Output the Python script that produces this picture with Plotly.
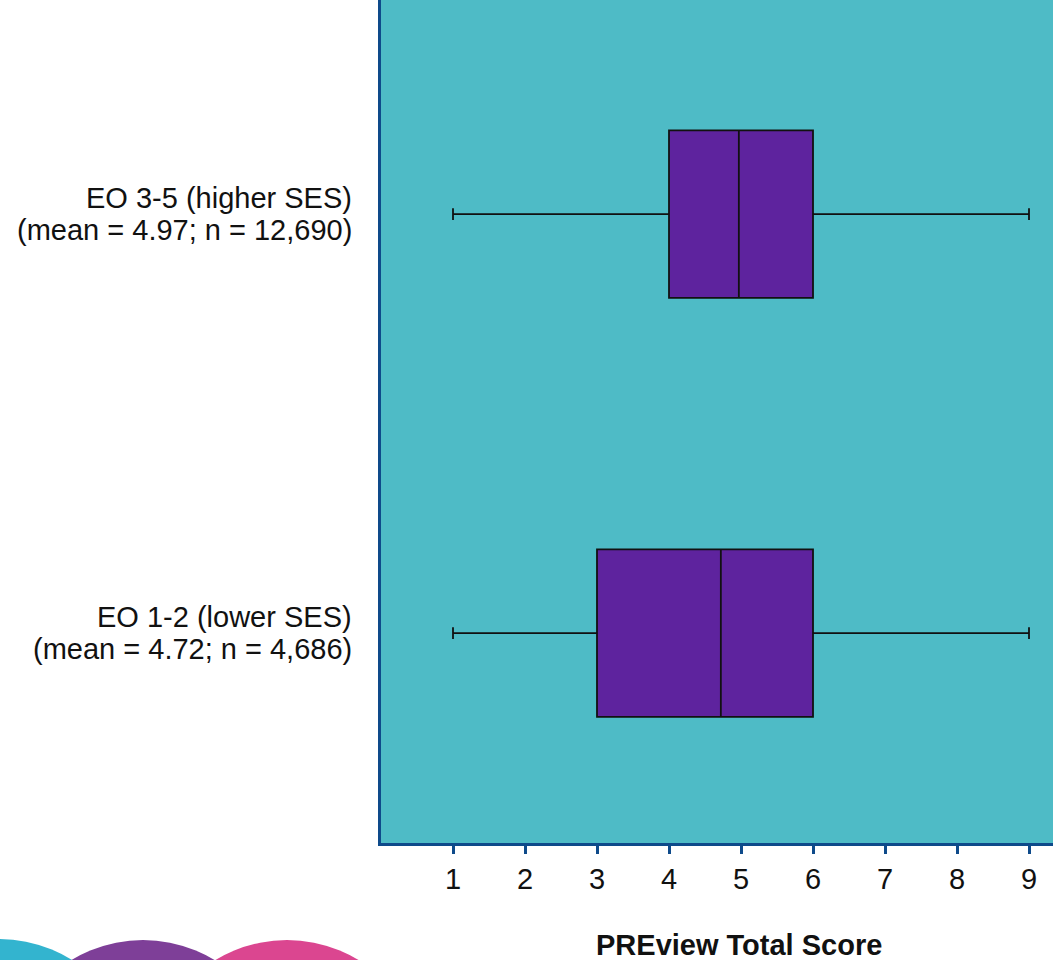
import plotly.graph_objects as go

# ---- data ----
categories = ["EO 1-2 (lower SES)", "EO 3-5 (higher SES)"]
label_line2 = ["(mean = 4.72; n = 4,686)", "(mean = 4.97; n = 12,690)"]
lower_fence = [1, 1]
q1_vals = [3, 4]
mean_vals = [4.72, 4.97]
q3_vals = [6, 6]
upper_fence = [9, 9]
x_ticks = [1, 2, 3, 4, 5, 6, 7, 8, 9]
x_title = "PREview Total Score"

W, H = 1053, 960
L, R, T, B = 381, 0, 0, 117
PW, PH = W - L - R, H - T - B

def px_x(px):
    return (px - L) / PW

def px_y(py):
    return (H - B - py) / PH

FONT = "Liberation Sans, Arial, sans-serif"
TEAL = "#4EBBC6"
PURPLE = "#5E239E"
AXIS = "#0E4A8A"

fig = go.Figure()
fig.add_trace(go.Box(
    y=categories,
    lowerfence=lower_fence,
    q1=q1_vals,
    median=mean_vals,
    q3=q3_vals,
    upperfence=upper_fence,
    orientation="h",
    fillcolor=PURPLE,
    line=dict(color="#111111", width=1.8),
    width=0.4,
    whiskerwidth=0.07,
    boxpoints=False,
    showlegend=False,
    hoverinfo="skip",
))

annotations = []
for cat, l2 in zip(categories, label_line2):
    annotations.append(dict(text=cat, xref="paper", yref="y", x=0, y=cat,
                            xanchor="right", yanchor="middle", xshift=-27, yshift=16,
                            showarrow=False, font=dict(family=FONT, size=29, color="#111111")))
    annotations.append(dict(text=l2, xref="paper", yref="y", x=0, y=cat,
                            xanchor="right", yanchor="middle", xshift=-27, yshift=-16,
                            showarrow=False, font=dict(family=FONT, size=29, color="#111111")))
annotations.append(dict(text="<b>" + x_title + "</b>", xref="paper", yref="paper",
                        x=px_x(739), y=px_y(945), xanchor="center", yanchor="middle",
                        showarrow=False, font=dict(family=FONT, size=29, color="#111111")))

# decorative logo circles at bottom-left
shapes = []
r = 138
for cx, cy, col in [(-1, 1077, "#33B4CF"), (143, 1078, "#7E3F98"), (287, 1078, "#DB4690")]:
    shapes.append(dict(type="circle", xref="paper", yref="paper",
                       x0=px_x(cx - r), x1=px_x(cx + r), y0=px_y(cy + r), y1=px_y(cy - r),
                       fillcolor=col, line=dict(width=0), layer="above"))

fig.update_layout(
    width=W, height=H,
    margin=dict(l=L, r=R, t=T, b=B),
    paper_bgcolor="white",
    plot_bgcolor=TEAL,
    font=dict(family=FONT, size=29, color="#111111"),
    annotations=annotations,
    shapes=shapes,
    xaxis=dict(range=[0, 9.3333], tickmode="array", tickvals=x_ticks,
               ticktext=[str(t) for t in x_ticks],
               showgrid=False, zeroline=False, showline=True, linecolor=AXIS, linewidth=3,
               ticks="outside", ticklen=8, tickwidth=3, tickcolor=AXIS,
               tickfont=dict(family=FONT, size=29, color="#111111")),
    yaxis=dict(type="category", categoryorder="array", categoryarray=categories,
               range=[-0.501, 1.511], showticklabels=False, showgrid=False, zeroline=False,
               showline=True, linecolor=AXIS, linewidth=3, ticks=""),
)

fig.write_html("out.html",
               config={"displayModeBar": False},
               post_script="document.body.style.margin='0';document.body.style.overflow='hidden';")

_____

| Goal of the exercise |
Repeat the lines of the listing above verbatim, beginning at its first line and ending at the line containing "import plotly.graph_objects as go", which is included. Omit pictures.

| Result of the exercise |
Output the Python script that produces this picture with Plotly.
import plotly.graph_objects as go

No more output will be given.